Prof Jane Naana Opoku-AgyemangThe Head of the Centre for Continuing Education of the University of Education, Winneba, Dr Francis Owusu–Mensah, has called for a policy direction that will offer scholarship from the senior high school (SHS) to the university to a child of every teacher in appreciation of teachers’ contribution to sustainable national  development.

He said teachers must be made to feel recognised and motivated, so that the country’s educational system could play its role of being the key to the door of our development.

Dr Owusu-Ansah made the call at the fourth quadrennial conference of the Ashanti Regional branch of the Ghana National Association of Teachers (GNAT) in Kumasi.

According to him, the country needed a teacher motivation policy that could not be manipulated by any government, such as one that would provide that one child of every teacher should enjoy scholarship from SHS to the completion of first degree.

He said the time had come for policy makers in Ghana to come up with a teacher motivation policy that would not be subject to political manipulation but would be binding on any government that came to power.

He quoted the 35th President of the United States of America (USA) John F. Kennedy, who said, “Our progress as a nation can be no swifter than our progress in education. The human mind is our fundamental resource,” and urged the Ghana Education Service to come up with a meaningful policy to motivate teachers.

Dr Owusu-Ansah expressed concern over the lack of respect for the teaching profession over the years but added that notwithstanding the precarious situation in which some teachers found themselves, many were willing to work but were handicapped by the lack of educational materials and infrastructure.

He said another area where teachers were not given the requisite recognition “was their non-involvement in educational reform issues”.

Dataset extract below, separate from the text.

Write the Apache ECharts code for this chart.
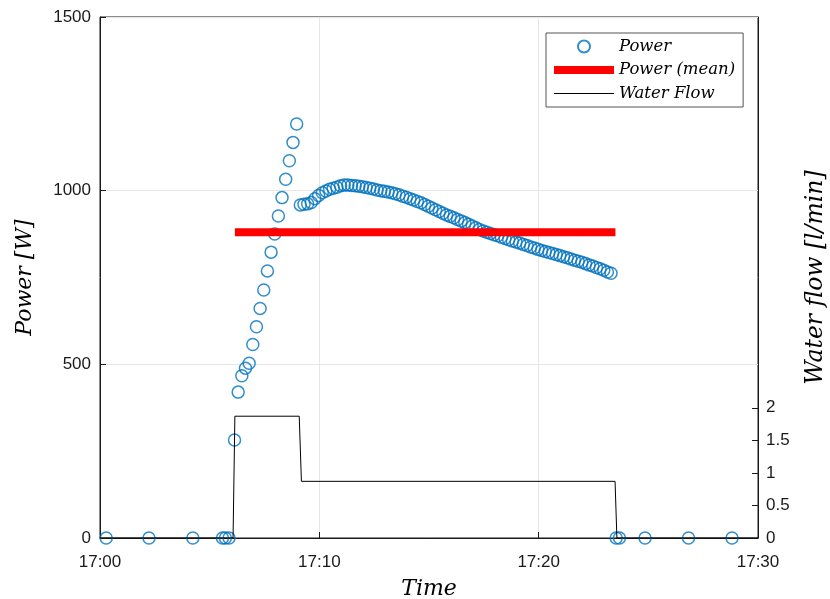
<!DOCTYPE html>
<html>
<head>
<meta charset="utf-8">
<script src="https://cdn.jsdelivr.net/npm/echarts@6/dist/echarts.min.js"></script>
<style>
  html, body { margin: 0; padding: 0; background: #fff; }
  #chart { width: 830px; height: 599px; }
</style>
</head>
<body>
<div id="chart"></div>
<script>
// Sample times in seconds after 17:00
const powerTimes = [
  17, 134, 254, 335, 343, 353,
  368, 378, 388, 398, 408, 418, 428, 438, 448, 458, 468, 478, 488, 498, 508, 518, 528, 538,
  548, 558, 568, 578, 588, 598, 608, 618, 628, 638, 648, 658, 668, 678, 688, 698, 708, 718, 728, 738,
  748, 758, 768, 778, 788, 798, 808, 818, 828, 838, 848, 858, 868, 878, 888, 898, 908, 918, 928, 938,
  948, 958, 968, 978, 988, 998, 1008, 1018, 1028, 1038, 1048, 1058, 1068, 1078, 1088, 1098, 1108, 1118,
  1128, 1138, 1148, 1158, 1168, 1178, 1188, 1198, 1208, 1218, 1228, 1238, 1248, 1258, 1268, 1278, 1288,
  1298, 1308, 1318, 1328, 1338, 1348, 1358, 1368, 1378, 1388, 1398,
  1412, 1421, 1491, 1610, 1729
];
// Measured power in W
const powerValues = [
  0, 0, 0, 0, 0, 0,
  282, 420, 467, 489, 503, 557, 608, 661, 714, 769, 823, 875, 927, 980, 1033, 1086, 1139, 1192,
  959, 961, 962, 966, 977, 986, 994, 999, 1004, 1007, 1010, 1014, 1016, 1016, 1015, 1014, 1013, 1011, 1009, 1007,
  1005, 1002, 1000, 998, 996, 994, 991, 988, 984, 981, 977, 973, 969, 965, 960, 955, 950, 945, 940, 935,
  930, 926, 922, 917, 913, 908, 903, 898, 893, 888, 884, 880, 877, 873, 870, 866, 862, 859,
  855, 852, 849, 845, 842, 838, 835, 831, 828, 825, 822, 819, 816, 813, 810, 807, 803, 800, 797,
  794, 790, 786, 783, 779, 775, 771, 766, 762,
  0, 0, 0, 0, 0
];
// Mean power over the active period
const meanTimes = [369, 1410];
const meanValues = [880, 880];
// Water flow in l/min
const flowTimes = [0, 364, 369, 545, 551, 1409, 1414, 1800];
const flowValues = [0, 0, 1.87, 1.87, 0.87, 0.87, 0, 0];
// Axis ticks
const timeTickLabels = ['17:00', '17:10', '17:20', '17:30'];
const powerTicks = [0, 500, 1000, 1500];
const flowTicks = [0, 0.5, 1, 1.5, 2];

const zip = (a, b) => a.map((v, i) => [v, b[i]]);

const axisColor = '#1a1a1a';
const gridColor = '#e6e6e6';
const tickFont = { fontFamily: 'Liberation Sans, Arial, sans-serif', fontSize: 17, color: '#1a1a1a' };
const nameFont = { fontFamily: 'DejaVu Serif, serif', fontStyle: 'italic', fontSize: 22, color: '#000' };
const hiddenSymbol = { color: 'transparent', borderWidth: 0, opacity: 0 };

const chart = echarts.init(document.getElementById('chart'), null, { renderer: 'canvas' });
chart.setOption({
  animation: false,
  backgroundColor: '#fff',
  grid: {
    left: 100, right: 72, top: 17, bottom: 61,
    containLabel: false,
    outerBoundsMode: 'none',
    show: true, borderColor: axisColor, borderWidth: 1, backgroundColor: 'transparent'
  },
  legend: {
    orient: 'vertical',
    left: 546, top: 33,
    padding: [5, 8, 5, 4],
    itemWidth: 60, itemHeight: 12, itemGap: 6.5,
    backgroundColor: '#fff',
    borderColor: '#555', borderWidth: 1,
    textStyle: { fontFamily: 'DejaVu Serif, serif', fontStyle: 'italic', fontSize: 16.5, color: '#000' },
    lineStyle: { width: 'inherit' },
    data: [
      { name: 'Power' },
      { name: 'Power (mean)', itemStyle: hiddenSymbol },
      { name: 'Water Flow', itemStyle: hiddenSymbol }
    ]
  },
  xAxis: {
    type: 'value',
    min: 0, max: 1800, interval: 600,
    name: 'Time', nameLocation: 'middle', nameGap: 40, nameTextStyle: nameFont,
    axisLine: { show: true, lineStyle: { color: axisColor, width: 1 } },
    axisTick: { show: true, inside: true, length: 6, lineStyle: { color: axisColor } },
    axisLabel: { ...tickFont, margin: 16, formatter: v => timeTickLabels[Math.round(v / 600)] },
    splitLine: { show: true, lineStyle: { color: gridColor, width: 1 } }
  },
  yAxis: [
    {
      type: 'value',
      min: powerTicks[0], max: powerTicks[powerTicks.length - 1], interval: 500,
      name: 'Power [W]', nameLocation: 'middle', nameGap: 64, nameRotate: 90, nameTextStyle: nameFont,
      axisLine: { show: true, lineStyle: { color: axisColor, width: 1 } },
      axisTick: { show: true, inside: true, length: 6, lineStyle: { color: axisColor } },
      axisLabel: { ...tickFont, margin: 9, formatter: v => String(v) },
      splitLine: { show: true, lineStyle: { color: gridColor, width: 1 } }
    },
    {
      type: 'value',
      position: 'right',
      min: 0, max: 8, interval: 0.5,
      name: 'Water flow [l/min]', nameLocation: 'middle', nameGap: 46, nameRotate: 90,
      nameTextStyle: { ...nameFont, fontSize: 23.5 },
      axisLine: { show: true, lineStyle: { color: axisColor, width: 1 } },
      axisTick: { show: true, inside: true, length: 6, lineStyle: { color: axisColor }, customValues: flowTicks },
      axisLabel: { ...tickFont, margin: 8, customValues: flowTicks, formatter: v => String(v) },
      splitLine: { show: false }
    }
  ],
  series: [
    {
      name: 'Power',
      type: 'scatter',
      data: zip(powerTimes, powerValues),
      symbol: 'circle',
      symbolSize: 12,
      clip: false,
      z: 2,
      itemStyle: { color: 'transparent', borderColor: '#0072BD', borderWidth: 1.5 }
    },
    {
      name: 'Power (mean)',
      type: 'line',
      data: zip(meanTimes, meanValues),
      symbol: 'none',
      z: 3,
      lineStyle: { color: '#ff0000', width: 8, cap: 'butt' },
      itemStyle: { color: '#ff0000' }
    },
    {
      name: 'Water Flow',
      type: 'line',
      yAxisIndex: 1,
      data: zip(flowTimes, flowValues),
      symbol: 'none',
      z: 4,
      lineStyle: { color: '#000', width: 1 },
      itemStyle: { color: '#000' }
    }
  ]
});
</script>
</body>
</html>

“Even though teachers are the final implementers of educational reforms, their views are most of the time not sought when taking major decisions,” he said.

He noted that a case in point was the sudden reduction in the duration of the SHS from four to three years and said he strongly believed that if teachers had been asked to choose between the two, majority would have opted for four years because they were on the ground and had evidence to back their choice.

He said when teachers’ views were sought in major educational reforms, they would own those policies and be committed to supporting them to succeed.

“No educational reform in the country will succeed if teachers are not enthusiastic,” he stressed, adding,“In countries where educational reforms succeed, teachers are recognised, respected and motivated.”

For  his part, the Pro-Vice Chancellor of the Kwame Nkrumah University of Science and Technology (KNUST), Professor S. N. Odai, said holistic education in the country should seek to develop approaches to teaching and learning that “foster total mental, spiritual and moral development necessary for the person and the community”.

He said the current educational system was predisposed to only heaping information into the head of the child, without touching his or her heart.

“A good head on a body with a wrong heart will lead to a society of callous intellectuals who have no regard or feeling for their neighbours and environment,” he noted.

Prof Odai stressed that any education that did not touch the heart but focused only on the head was bound to create a nation of irresponsible adults.

He said it was, therefore, important for religious and moral education to be taught, not with the view of grading students but transforming them to acquire positive attitudes required from future leaders.